Oxford Nanopore Technologies is a biotechnology company that specializes in the development and commercialization of nanopore-based sequencing technologies. Their innovative sequencing platforms allow for the analysis of DNA, RNA, and proteins with high speed, accuracy, and portability.
Oxford Nanopore’s technology is renowned for its real-time sequencing capabilities, enabling applications in various fields such as genomics, infectious disease surveillance, environmental monitoring, and more.
Who Is Oxford Nanopore?
Established in 2005 as a spin-off from the University of Oxford, Oxford Nanopore Technologies plc has expanded its workforce to over 1000 employees with expertise spanning nanopore science, molecular biology, informatics, engineering, electronics, manufacturing, and commercialization. Under the leadership of CEO Dr. Gordon Sanghera, the management team has a proven history of introducing groundbreaking technologies to the market.
Applications of Oxford Nanopore
The versatility of nanopore-based sequencing technology enables a wide range of applications in genomics, infectious disease surveillance, environmental monitoring, and beyond. Oxford Nanopore’s platforms have been used for genome sequencing, metagenomics, RNA sequencing, epigenetics, and more.
Nanopore and Cancer Research
Cancer has various genetic causes, including different types of genetic changes like single nucleotide variations (SNVs), structural variations (SVs), fusion transcripts, and epigenetic modifications such as DNA/RNA methylation.
In the past, researchers used several methods to study these different aspects of cancer. However, with nanopore sequencing, which can produce sequencing data of any length, including very long reads exceeding 4 million bases, and can detect modifications in the DNA bases in real-time, scientists now have a faster and more efficient way to fully understand cancer samples.
The Technology Behind Oxford Nanopore
Oxford Nanopore Technologies utilizes nanopore-based sequencing technology, a revolutionary approach to genetic analysis. Here’s how it works:
Nanopores: At the heart of the technology are nanopores, tiny openings just a few nanometers in diameter, embedded in a membrane. These nanopores can be made from various materials, such as proteins or solid-state materials like graphene.
DNA/RNA Sequencing: When a DNA or RNA molecule passes through a nanopore, it disrupts the flow of ions across the membrane in a characteristic manner. This disruption is detected as changes in electrical current, allowing the identification of individual nucleotides along the DNA or RNA strand.

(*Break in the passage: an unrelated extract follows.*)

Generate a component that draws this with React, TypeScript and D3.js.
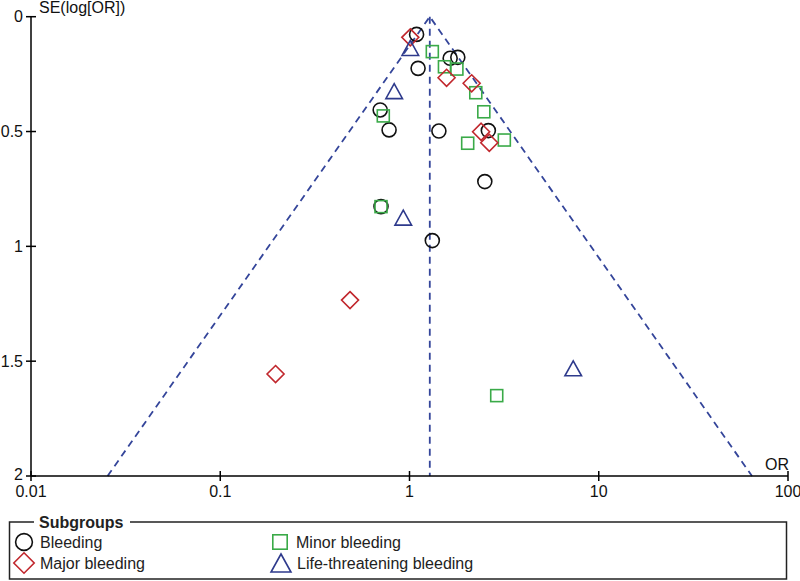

Real-Time Analysis: One of the key features of Oxford Nanopore’s technology is its ability to provide real-time analysis. As DNA or RNA molecules pass through the nanopore, the changes in electrical current are detected and analyzed in real-time, allowing for the continuous generation of sequence data.
Scalability: Another advantage of nanopore-based sequencing is its scalability. Oxford Nanopore’s platforms can be scaled from small, portable devices that fit in a researcher’s pocket to larger instruments suitable for high-throughput sequencing in research laboratories or clinical settings.
Long Read Lengths: Oxford Nanopore’s technology is capable of sequencing DNA or RNA fragments of any length, from short fragments to ultra-long fragments spanning tens of thousands of base pairs. This long-read capability is particularly valuable for applications such as genome assembly and structural variant detection.
Conclusion
Overall, Oxford Nanopore’s technology represents a groundbreaking approach to genetic analysis, offering real-time, scalable, and long-read sequencing capabilities that have the potential to transform research and clinical practice in various fields.